#WritersLife. Let's talk writing in real life.
I recently made some changes and moved 600 miles from my alma mater back to my hometown. It was bittersweet, but very much necessary. Within two days of being back, I had an interview and a job offer. Look at me, being all productive! Seriously though, I'm going to talk about paid internships (which this job is) and give a few reasons why more student writers need to look into them.
Stuff Costs Money
I'm going to start with the obvious. My dream is to be a published novelist. If I quit my internships and focus 100% on that, could I accomplish my dream in a year? Possibly. It might also take me four years to find an agent. What am I going to do in those four years without a job? I will be a homeless person, which wouldn't be terrible if I lived next to a restaurant's dumpster. A good one, like Taco Bueno.

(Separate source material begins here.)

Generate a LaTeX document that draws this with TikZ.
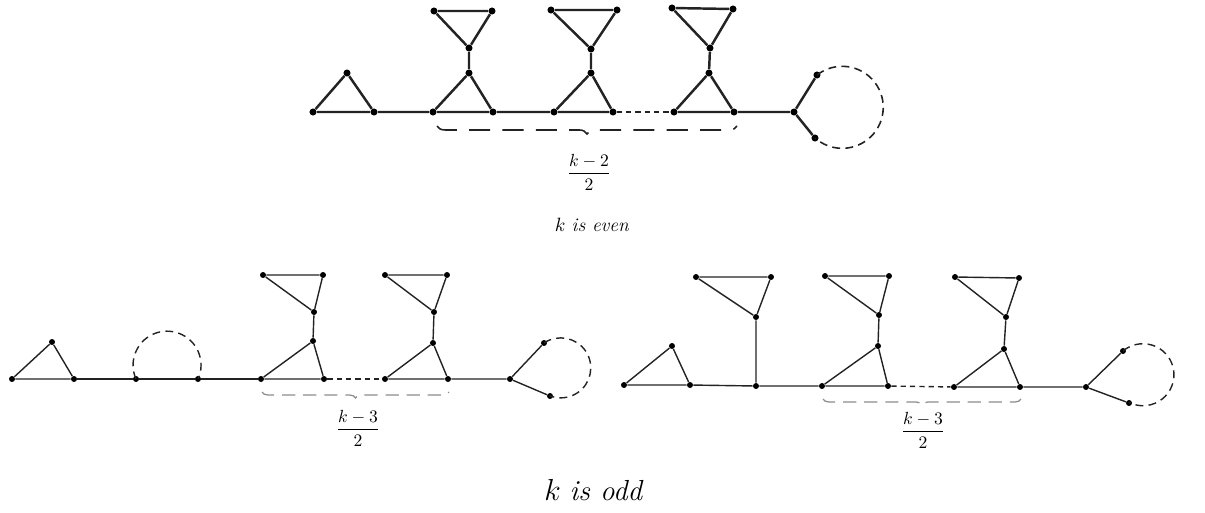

You need money to live in this world unfortunately, so rather than working in retail or food with a job that does not relate to your career, degree, or both, why not look for a job doing remotely what you're skilled at? Which brings me to reason two...
Writing is Writing
I spoke about the need to work in writing in any genre and field in a previous post here. However, upon discussion with Eric, another peer, and the most amazing professor in the world, I realized that I wanted a little more out of my education. They taught us how to write and revise, but none of these instructors said anything about working.
My professor did say that copy writing and blogs are not part of Creative Writing, and she's correct because the program focused on novels and poetry. What about publishing internships? Editing companies? Teaching writing of any kind? And if not teaching these outright, how about offering resources where we could find this information so we don't mooch off our parents?

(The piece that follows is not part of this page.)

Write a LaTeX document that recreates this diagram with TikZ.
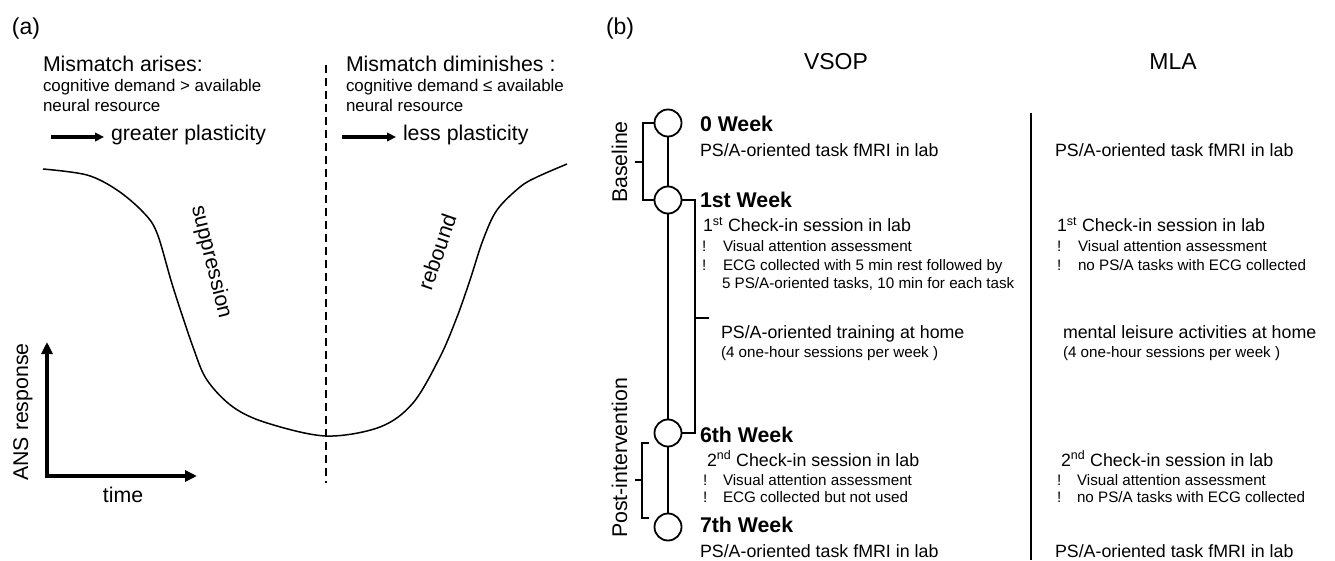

I think a lot of writing, and possibly English/Literature, majors graduate and land education jobs (nothing wrong with those, of course. I was a tutor for a year) or positions not related to their field because instructors don't teach life outside of school. I'm not saying we need a class dedicated to this, but some heads up would be great. I didn't talk to anyone until February 2014 about writing jobs that don't involve novels, and I graduated three months later.
Writing is writing folks. I would rather be writing copy, blog posts, or articles on heart health, which is what my new editorial internship with AHA consists of, than folding clothes I can't afford at a store in the mall. I'm not a high schooler. I need a big girl job, and these paid internships and advertisement jobs will pay me what a college graduate should be getting paid while still letting me put words on paper.
There are plenty of jobs out there; what you need is relevant experience. You need to write your query letter? It'll do good to say you interned/worked with an agency or publishing company to show how seriously you studied not just writing but the industry. If you have connections, you're already doing 1,000 times better than the person who hides away in their room writing and not communicating. If not experience or connections, how about finding a job you really love that involves your field? I want to be a novelist, but literary agent is the next best thing. To do that, I need experience.
I think more student writers should look into alternate paths to follow while still traveling down the author/poet road. How many ancient and modern-day authors fought tooth and nail to be where they are now? Odds are, it won't happen overnight. Be prepared, and be happy in the job you'll have until then.